In the first story, a protohuman says his first word for something—maybe ma for "mother"—and teaches it to the rest of the tribe. A few generations later, someone comes up with wa for "water." Eventually the tribe has enough words to have a language.
In the second story, protohumans have become successful enough that more of them are surviving, finding mates, and reproducing. They are making all kinds of weird sounds because evolution allows experimentation to run wild, so long as it doesn't have a negative effect on survival. Meanwhile, the protohumans are doing a lot of things in groups, and their brains start correlating certain distinctive social vocalizations with certain events. Gradually, a large number of approximate words come into use. There is no clear boundary at first between words, phrases, emotional inflection, or any other part of language.
The second story seems more likely to me. Protohumans would have been doing something like what big computers are starting to do now, but with the superior pattern-recognizing capabilities of a brain. While language became richer over time, it never became absolutely precise. The ambiguity continues to this day and allows language to grow and change. We are still living out the second story when we come up with new slang, like bling or LOL.
Even if the second story happened, and is still happening, language has not necessarily become more varied. Rules of speech may have eventually emerged that place restrictions on variety. Maybe those late-arriving rules help us communicate more precisely or just sound sexy and high status, or more likely a little of both. Variety doesn't always have to increase in every way.
Variety could even decrease over time. In fact, there may be a bizarre example of that happening right now in human song. We can easily explore the changing amount of variety in songs over the last hundred years because of an amazing data archive: audio recording. Since the beginning of recorded music, the sound of human song has changed with each new generation of people. There's no confusing a 1930s song with a 1940s song, or a 1950s song with a 1960s song. The pattern sticks until roughly the end of the 1980s. It's not easy to tell whether a song came from 1990 or 2000.
This might sound like an extraordinary claim, but you can test it yourself. Listen to random clips from the many sources of songs available on the Internet and don't peek at the year they were produced. You'll discover that it's harder to date songs from the last two decades than songs from previous decades. Terry and I are now considering this experiment on a more formal basis.

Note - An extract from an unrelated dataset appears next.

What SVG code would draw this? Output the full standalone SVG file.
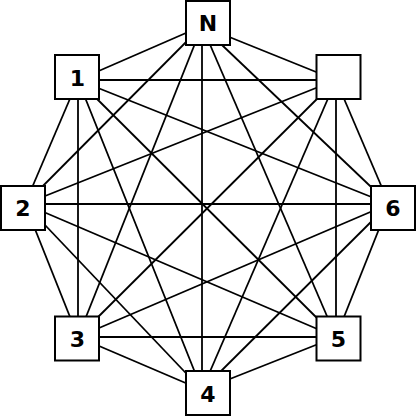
<svg xmlns="http://www.w3.org/2000/svg" width="416" height="416" viewBox="0 0 416 416">
<style>
.e{stroke:#000;stroke-width:1.8;fill:none}
.b{fill:#fff;stroke:#000;stroke-width:2}
.t{font-family:"DejaVu Sans",sans-serif;font-weight:bold;font-size:22px;text-anchor:middle;fill:#000}
</style>
<rect width="416" height="416" fill="#fff"/>
<g id="edges" class="e">
<line x1="202" y1="26" x2="336" y2="80"/>
<line x1="202" y1="26" x2="389" y2="204"/>
<line x1="202" y1="26" x2="336" y2="337"/>
<line x1="202" y1="26" x2="202" y2="390"/>
<line x1="202" y1="26" x2="78" y2="337"/>
<line x1="202" y1="26" x2="25" y2="204"/>
<line x1="202" y1="26" x2="78" y2="80"/>
<line x1="336" y1="80" x2="389" y2="204"/>
<line x1="336" y1="80" x2="336" y2="337"/>
<line x1="336" y1="80" x2="202" y2="390"/>
<line x1="336" y1="80" x2="78" y2="337"/>
<line x1="336" y1="80" x2="25" y2="204"/>
<line x1="336" y1="80" x2="78" y2="80"/>
<line x1="389" y1="204" x2="336" y2="337"/>
<line x1="389" y1="204" x2="202" y2="390"/>
<line x1="389" y1="204" x2="78" y2="337"/>
<line x1="389" y1="204" x2="25" y2="204"/>
<line x1="389" y1="204" x2="78" y2="80"/>
<line x1="336" y1="337" x2="202" y2="390"/>
<line x1="336" y1="337" x2="78" y2="337"/>
<line x1="336" y1="337" x2="25" y2="204"/>
<line x1="336" y1="337" x2="78" y2="80"/>
<line x1="202" y1="390" x2="78" y2="337"/>
<line x1="202" y1="390" x2="25" y2="204"/>
<line x1="202" y1="390" x2="78" y2="80"/>
<line x1="78" y1="337" x2="25" y2="204"/>
<line x1="78" y1="337" x2="78" y2="80"/>
<line x1="25" y1="204" x2="78" y2="80"/>
</g>
<g id="nodeN"><rect class="b" x="186" y="1" width="44" height="44"/><text class="t" x="208" y="31">N</text></g>
<g id="node1"><rect class="b" x="55" y="55" width="44" height="44"/><text class="t" x="77.5" y="85.5">1</text></g>
<g id="nodeTR"><rect class="b" x="316.5" y="55" width="44" height="44"/></g>
<g id="node2"><rect class="b" x="1" y="186" width="44" height="44"/><text class="t" x="23" y="216">2</text></g>
<g id="node6"><rect class="b" x="371" y="186" width="44" height="44"/><text class="t" x="393" y="216">6</text></g>
<g id="node3"><rect class="b" x="55" y="316.5" width="44" height="44"/><text class="t" x="77.5" y="347">3</text></g>
<g id="node5"><rect class="b" x="316.5" y="316.5" width="44" height="44"/><text class="t" x="338.5" y="347">5</text></g>
<g id="node4"><rect class="b" x="186" y="371" width="44" height="44"/><text class="t" x="208" y="402">4</text></g>
</svg>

If you accept that there has been a recent decrease in stylistic variety in human song, the next question is "Why?" There are plenty of possibilities: Maybe the Internet makes too much information available, so everyone has the same influences to absorb—and songs lose flavor and take on a generic quality. To be more cynical, it could be a sign of cultural decline.
Another explanation, which is the one I suspect, is that the change since the mid-1980s corresponds with the appearance of digital editing tools for music. Digital tools are more suggestive about results than previous tools: If you deviate from the kind of music a digital tool was designed to make, the tool becomes difficult to use. For instance, it's far more common these days for music to have a clockwork regular beat. Some of the most widely used music software becomes awkward and can even produce glitches if you vary the tempo much while editing. In predigital days, tools also influenced music, but with not nearly such a sharp edge.
So this is an ironic moment in the history of computer science. We are beginning to succeed at using computers to analyze data without the constraints of rigid grammarlike systems. But when we use computers to create, we are confined to equally rigid 1960s models of how information should be structured. The hope that language would be like a computer program has died. Instead, music has changed to become more like a computer program.